Run .symfix and .sympath

Next, run .symopt+0x40 to enable symbols to be used which are not perfectly matched. This setting is extremely useful in cases where the code is compiled locally and doesn’t perfectly match the production code that the Mini-Dump was taken from. If this setting is omitted, you will have a very bad time determining the issue, so make sure that you run it. This is what it looks like:

Run symopt+0x40

Now that you’ve specified the path at which to look for symbols for your application, run the reload command to reload your symbols:

.reload /v /f

You might get some warnings and errors here but that’s usually fine as long as they don’t relate to your application’s DLLs. Verify that it found your application’s symbols by reading the output of the .reload command:

Ensure your symbols loaded

Alright, almost there!

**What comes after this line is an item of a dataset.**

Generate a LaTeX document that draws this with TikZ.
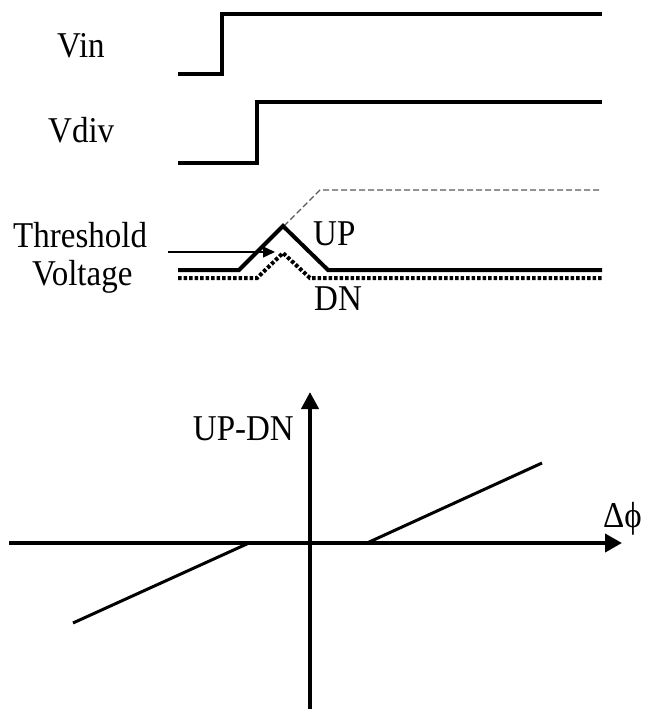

Now we have our symbols and CLR loaded, so let’s find out what our application is spending all of its time doing. Run the command:

!runaway

And you’ll find out which threads have been using the most CPU time. Mine looks like this:

Many Threads are Long Running

So here we can see that we have 6 threads which are taking up more time than all of the others… We need to print their stack traces and see just what is going on. Execute this (super intuitive) command to see the stack trace of the first thread:

~~[9:18a8]e!clrstack

Super intuitive right? Basically it says “gimme the CLR stack trace for the thread whose ID is in the square brackets”. Here’s what mine spits out:

AHA! The culprit!

And now we know the culprit! So, we proceed to our source code and sure enough, line 16 is our problem:

The Problem Line

And there you have it. How to debug production issues from your development environment.

Note that you can also determine what caused a crash using WinDBG… Have your system administrator enable Mini-Dumps for crashes, and then perform the same commands as we did in this post EXCEPT that at the part where we ran !runaway, instead run !analyze -v and !clrstack – these will get you on your way!